7) The cricket chirps on “Plastic Bag”

The track has lengthy, kind of unsatisfying similes: “I be in the club with them bands like I got the keyboard and the drums with me.”

Then Future slides in and name-checks all of the strippers he’s friendly with and shouts out going to idyllic Atlanta gentleman’s club Magic City on a Monday.

8) The part where Drake asks you to Google a car that he owns

On the album closer “30 for 30 Freestyle,” Drake raps: “I just got me the Mercedes Pullman / You niggas never heard of it, you gotta hit up Google.”

Savvy content editors immediately did their search engine-optimizing due diligence and whipped up a functional headline like “This is the pricey Mercedes Drake wants you to Google,” then a condensed explainer. Thanks for the hot service-journalism tip, Drizzy.

Fine, I’ll bite. As radioreadyhits.com notes:

The Mercedes Pullman, which relaunched for 2016 after last being produced in 1981, is essentially an expansion of the already large Mercedes S600.
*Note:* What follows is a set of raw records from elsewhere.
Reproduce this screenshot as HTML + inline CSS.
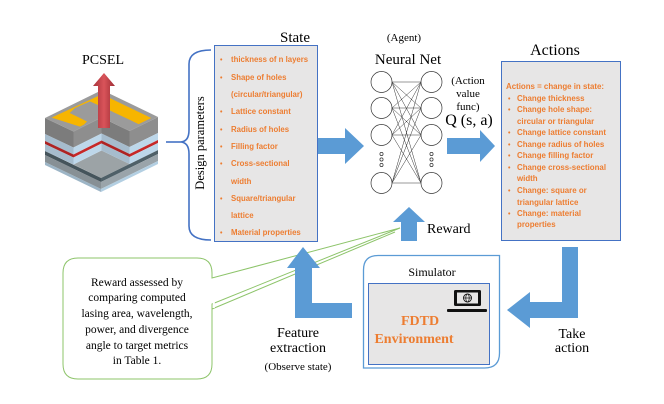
<!DOCTYPE html>
<html><head><meta charset="utf-8">
<style>
html,body{margin:0;padding:0;background:#fff;}
svg{display:block;}
.serif{font-family:"Liberation Serif",serif;}
.sans{font-family:"Liberation Sans",sans-serif;}
</style></head>
<body>
<svg width="664" height="404" viewBox="0 0 664 404" xmlns="http://www.w3.org/2000/svg">
<defs>
  <g id="up">
    <rect x="0" y="0" width="1" height="16" fill="#8e8e8e"/>
    <rect x="0" y="16" width="1" height="7" fill="#bdd7ea"/>
    <rect x="0" y="23" width="1" height="3" fill="#c62828"/>
    <rect x="0" y="26" width="1" height="7" fill="#bdd7ea"/>
  </g>
  <g id="lo">
    <rect x="0" y="33" width="1" height="4" fill="#4f6068"/>
    <rect x="0" y="37" width="1" height="7" fill="#9aa4aa"/>
    <rect x="0" y="44" width="1" height="3" fill="#b3cfe2"/>
  </g>
  <linearGradient id="ra" x1="0" y1="0" x2="1" y2="0">
    <stop offset="0" stop-color="#a8323a"/><stop offset="0.5" stop-color="#d9545a"/><stop offset="1" stop-color="#9e2c34"/>
  </linearGradient>
</defs>

<!-- PCSEL -->
<text x="103" y="64" class="serif" font-size="14" text-anchor="middle">PCSEL</text>
<polygon points="101.5,150.5 129.5,164 101,178 73.5,164.5" fill="#9ca3a6"/>
<use href="#lo" transform="matrix(56,27,0,1,45,118)"/>
<g transform="matrix(56,27,0,1,45,118)"><rect x="0" y="33" width="1" height="14" fill="#000" opacity="0.12"/></g>
<use href="#lo" transform="matrix(-57,28,0,1,158,117)"/>
<use href="#up" transform="matrix(28.5,13.5,0,1,45,118)"/>
<g transform="matrix(28.5,13.5,0,1,45,118)"><rect x="0" y="0" width="1" height="33" fill="#000" opacity="0.12"/></g>
<use href="#up" transform="matrix(28,13.5,0,1,101.5,117.5)"/>
<g transform="matrix(28,13.5,0,1,101.5,117.5)"><rect x="0" y="0" width="1" height="33" fill="#000" opacity="0.12"/></g>
<use href="#up" transform="matrix(-28.5,14,0,1,158,117)"/>
<use href="#up" transform="matrix(-28,14,0,1,101.5,117.5)"/>
<polygon points="102,90 158,117 129.5,131 101.5,117.5 73.5,131.5 45,118" fill="#9b9b9b"/>
<polygon points="102,94.3 151.2,118 138.6,124.1 128,119 113,112 101.6,106.6 90,101.4 75,108 69.6,113 79,117.5 87,121.5 84,124.6 80,126.6 51.6,117.6" fill="#f7b500"/>
<polygon points="101.6,106.6 113,112 102,117 90,112" fill="#9b9b9b"/>
<polygon points="98,128 98,86 93,86 104,73 115,86 110,86 110,128" fill="url(#ra)"/>

<!-- Brace -->
<path d="M211,50 Q189,50 189,64 L189,130 Q189,142 180,142 Q189,142 189,154 L189,226 Q189,240 211,240" fill="none" stroke="#4472c4" stroke-width="1.6"/>
<line x1="166" y1="142" x2="180" y2="142" stroke="#4472c4" stroke-width="1.6"/>
<text transform="translate(204,143) rotate(-90)" class="serif" font-size="12.5" text-anchor="middle">Design parameters</text>

<!-- State -->
<text x="310" y="42" class="serif" font-size="15" text-anchor="end">State</text>
<rect x="214.5" y="45.5" width="103" height="196" fill="#e7e6e6" stroke="#4472c4" stroke-width="1"/>
<g class="sans" font-size="7.8" font-weight="bold" fill="#ed7d31">
  <g font-size="7">
  <text x="220" y="62">•</text><text x="220" y="80">•</text><text x="220" y="114">•</text><text x="220" y="132">•</text><text x="220" y="149">•</text><text x="220" y="166">•</text><text x="220" y="201">•</text><text x="220" y="235">•</text>
  </g>
  <text x="231" y="62">thickness of n layers</text>
  <text x="231" y="80">Shape of holes</text>
  <text x="231" y="97">(circular/triangular)</text>
  <text x="231" y="114">Lattice constant</text>
  <text x="231" y="132">Radius of holes</text>
  <text x="231" y="149">Filling factor</text>
  <text x="231" y="166">Cross-sectional</text>
  <text x="231" y="184">width</text>
  <text x="231" y="201">Square/triangular</text>
  <text x="231" y="218">lattice</text>
  <text x="231" y="235">Material properties</text>
</g>

<polygon points="318,138 345,138 345,128 364,146 345,164 345,154 318,154" fill="#5b9bd5"/>

<!-- Neural net -->
<text x="404" y="41" class="serif" font-size="11" text-anchor="middle">(Agent)</text>
<text x="408" y="64" class="serif" font-size="15" text-anchor="middle">Neural Net</text>
<g stroke="#333" stroke-width="0.5">
  <line x1="392" y1="82" x2="421" y2="82"/><line x1="392" y1="82" x2="421" y2="108"/><line x1="392" y1="82" x2="421" y2="135"/><line x1="392" y1="82" x2="421" y2="183"/>
  <line x1="392" y1="108" x2="421" y2="82"/><line x1="392" y1="108" x2="421" y2="108"/><line x1="392" y1="108" x2="421" y2="135"/><line x1="392" y1="108" x2="421" y2="183"/>
  <line x1="392" y1="135" x2="421" y2="82"/><line x1="392" y1="135" x2="421" y2="108"/><line x1="392" y1="135" x2="421" y2="135"/><line x1="392" y1="135" x2="421" y2="183"/>
  <line x1="392" y1="183" x2="421" y2="82"/><line x1="392" y1="183" x2="421" y2="108"/><line x1="392" y1="183" x2="421" y2="135"/><line x1="392" y1="183" x2="421" y2="183"/>
</g>
<g fill="#fff" stroke="#333" stroke-width="0.7">
  <circle cx="381.5" cy="82" r="10.5"/><circle cx="381.5" cy="108" r="10.5"/><circle cx="381.5" cy="135" r="10.5"/><circle cx="381.5" cy="183" r="10.5"/>
  <circle cx="431.5" cy="82" r="10.5"/><circle cx="431.5" cy="108" r="10.5"/><circle cx="431.5" cy="135" r="10.5"/><circle cx="431.5" cy="183" r="10.5"/>
  <circle cx="381.5" cy="154" r="1.6"/><circle cx="381.5" cy="159.5" r="1.6"/><circle cx="381.5" cy="165" r="1.6"/>
  <circle cx="431.5" cy="154" r="1.6"/><circle cx="431.5" cy="159.5" r="1.6"/><circle cx="431.5" cy="165" r="1.6"/>
</g>
<g class="serif" font-size="11" text-anchor="middle">
  <text x="468" y="84">(Action</text>
  <text x="468" y="97">value</text>
  <text x="468" y="110">func)</text>
</g>
<text x="469" y="125" class="serif" font-size="16" text-anchor="middle">Q (s, a)</text>

<polygon points="447,138 480,138 480,130 495,146 480,162 480,154 447,154" fill="#5b9bd5"/>

<!-- Actions -->
<text x="555" y="55" class="serif" font-size="16" text-anchor="middle">Actions</text>
<rect x="501.5" y="61.5" width="119" height="179" fill="#e7e6e6" stroke="#4472c4" stroke-width="1"/>
<g class="sans" font-size="7.9" font-weight="bold" fill="#ed7d31">
  <text x="506" y="89">Actions = change in state:</text>
  <g font-size="7">
  <text x="508" y="101">•</text><text x="508" y="112">•</text><text x="508" y="135">•</text><text x="508" y="147">•</text><text x="508" y="158">•</text><text x="508" y="170">•</text><text x="508" y="193">•</text><text x="508" y="216">•</text>
  </g>
  <text x="517" y="101">Change thickness</text>
  <text x="517" y="112">Change hole shape:</text>
  <text x="517" y="124">circular or triangular</text>
  <text x="517" y="135">Change lattice constant</text>
  <text x="517" y="147">Change radius of holes</text>
  <text x="517" y="158">Change filling factor</text>
  <text x="517" y="170">Change cross-sectional</text>
  <text x="517" y="181">width</text>
  <text x="517" y="193">Change: square or</text>
  <text x="517" y="205">triangular lattice</text>
  <text x="517" y="216">Change: material</text>
  <text x="517" y="227">properties</text>
</g>

<polygon points="401,241 401,222 393,222 409,207 425,222 417,222 417,241" fill="#5b9bd5"/>
<text x="427" y="233" class="serif" font-size="14">Reward</text>

<!-- Callout -->
<path d="M78,258 L197,258 Q212,258 212,273 L212,278 L400,228 L212,304 L212,309 L395,232 L212,309 L212,364 Q212,379 197,379 L78,379 Q63,379 63,364 L63,273 Q63,258 78,258 Z" fill="#fff" stroke="#8dc46a" stroke-width="1"/>
<rect x="212.8" y="279" width="2" height="29" fill="#fff"/>
<g class="serif" font-size="11.5" text-anchor="middle">
  <text x="137" y="286">Reward assessed by</text>
  <text x="137" y="301">comparing computed</text>
  <text x="137" y="317">lasing area, wavelength,</text>
  <text x="137" y="333">power, and divergence</text>
  <text x="137" y="349">angle to target metrics</text>
  <text x="137" y="364">in Table 1.</text>
</g>

<polygon points="352,303 352,318 295,318 295,268 287,268 303,247 320,268 312,268 312,303" fill="#5b9bd5"/>
<text x="298" y="337" class="serif" font-size="14" text-anchor="middle">Feature</text>
<text x="298" y="352" class="serif" font-size="14" text-anchor="middle">extraction</text>
<text x="298" y="370" class="serif" font-size="11" text-anchor="middle">(Observe state)</text>

<!-- Simulator -->
<path d="M378,255.5 L499.5,255.5 L499.5,353 Q499.5,368 484.5,368 L363.5,368 L363.5,270 Q363.5,255.5 378,255.5 Z" fill="#fff" stroke="#5b9bd5" stroke-width="1.3"/>
<text x="432" y="276" class="serif" font-size="12" text-anchor="middle">Simulator</text>
<rect x="368.5" y="283.5" width="121" height="81" fill="#e7e6e6" stroke="#4472c4" stroke-width="1"/>
<rect x="454" y="290" width="27" height="16" rx="1.5" fill="#111"/>
<rect x="457" y="292.5" width="21" height="11" fill="#e7e6e6"/>
<circle cx="467.5" cy="298" r="4" fill="none" stroke="#111" stroke-width="0.9"/>
<ellipse cx="467.5" cy="298" rx="1.7" ry="4" fill="none" stroke="#111" stroke-width="0.7"/>
<line x1="463.5" y1="298" x2="471.5" y2="298" stroke="#111" stroke-width="0.7"/>
<rect x="447" y="309" width="40" height="3" rx="1" fill="#111"/>
<text x="420" y="325" class="serif" font-size="14" font-weight="bold" fill="#ed7d31" text-anchor="middle">FDTD</text>
<text x="414" y="343" class="serif" font-size="14" font-weight="bold" fill="#ed7d31" text-anchor="middle">Environment</text>

<polygon points="562,247 578,247 578,318 530,318 530,328 507,310 530,292 530,302 562,302" fill="#5b9bd5"/>
<text x="572" y="338" class="serif" font-size="14" text-anchor="middle">Take</text>
<text x="572" y="352" class="serif" font-size="14" text-anchor="middle">action</text>
</svg>
</body></html>
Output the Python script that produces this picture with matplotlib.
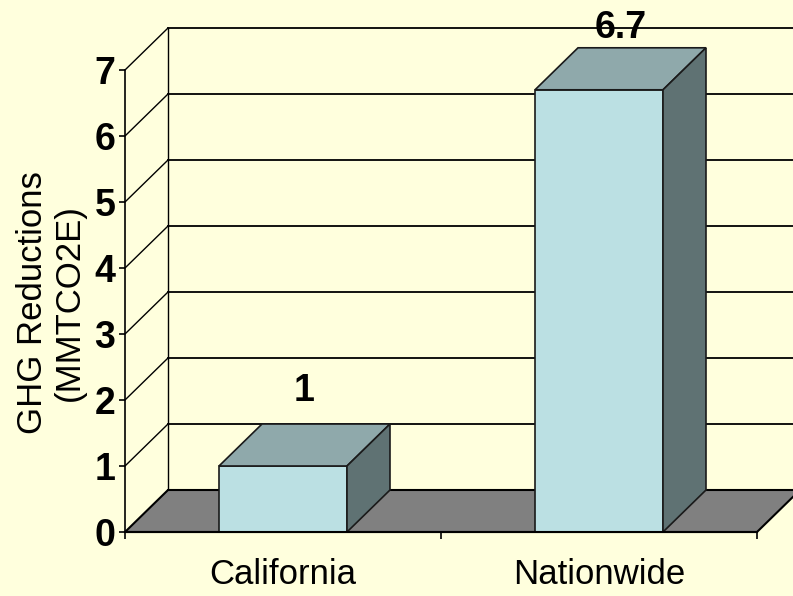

It comes in at over 21 feet long  — four feet longer and four inches higher than the S Class — big enough to have two chairs facing forward and rearward in the back. Under the hood, it boasts a 523-hp 6.0-liter twin-turbo and a V-12.

The rebooted Pullman can be thought of as the heir to the Maybach, which Daimler AB discontinued in 2013.

It will certainly hit your wallet like one. The Pullman is said to start at 600K. But for the tricked out version Drake would be driving around in the price could flirt with seven figures.

9) What a Time to Be Alive perfectly shows how high-end album events will forever happen

You partner with a streamer of choice, in this case Apple Music. (The album played first late Sunday on Drake’s label’s OVO Sound Beats 1 radio show, an Apple Music exclusive.) You announce it suddenly and without warning. You play up the timeliness of the project. (What a Time to Be Alive was reportedly recorded in six days, which seems laborious but also excuses any sloppy edges; more importantly this factoid dials in on the recent past and how it shaped your current message.) When possible, you call this project an unofficial mixtape for the fans and thereby continue to build tension toward the official album release.

10) What a Time to Be Alive sounds like a video game where an alien travels to the ice planet Hoth and helps defeat bosses like Meek Mill, Drake’s exes, and sanctimonious fans of “real” rap 

Does Drake continue to be somewhat clueless about his gross condescension toward how the women in his life should behave? All day—check the last two minutes of “Diamonds Dancing,” where he tells an ex that her mom would be “ashamed” that she’s acting so “ungrateful.”

But he warrants praise for ditching the comfort of his Toronto well-wishers and best buddy and production architect Noah “40” Shebib to try and hang in Nayvadius DeMun Wilburn’s Atlanta. Future is one of the last presidential cycle’s most innovative voices, and he just coaxed rap’s leading man to hang out in his living room, stash the cocaine in the couch, and peak through the blinds.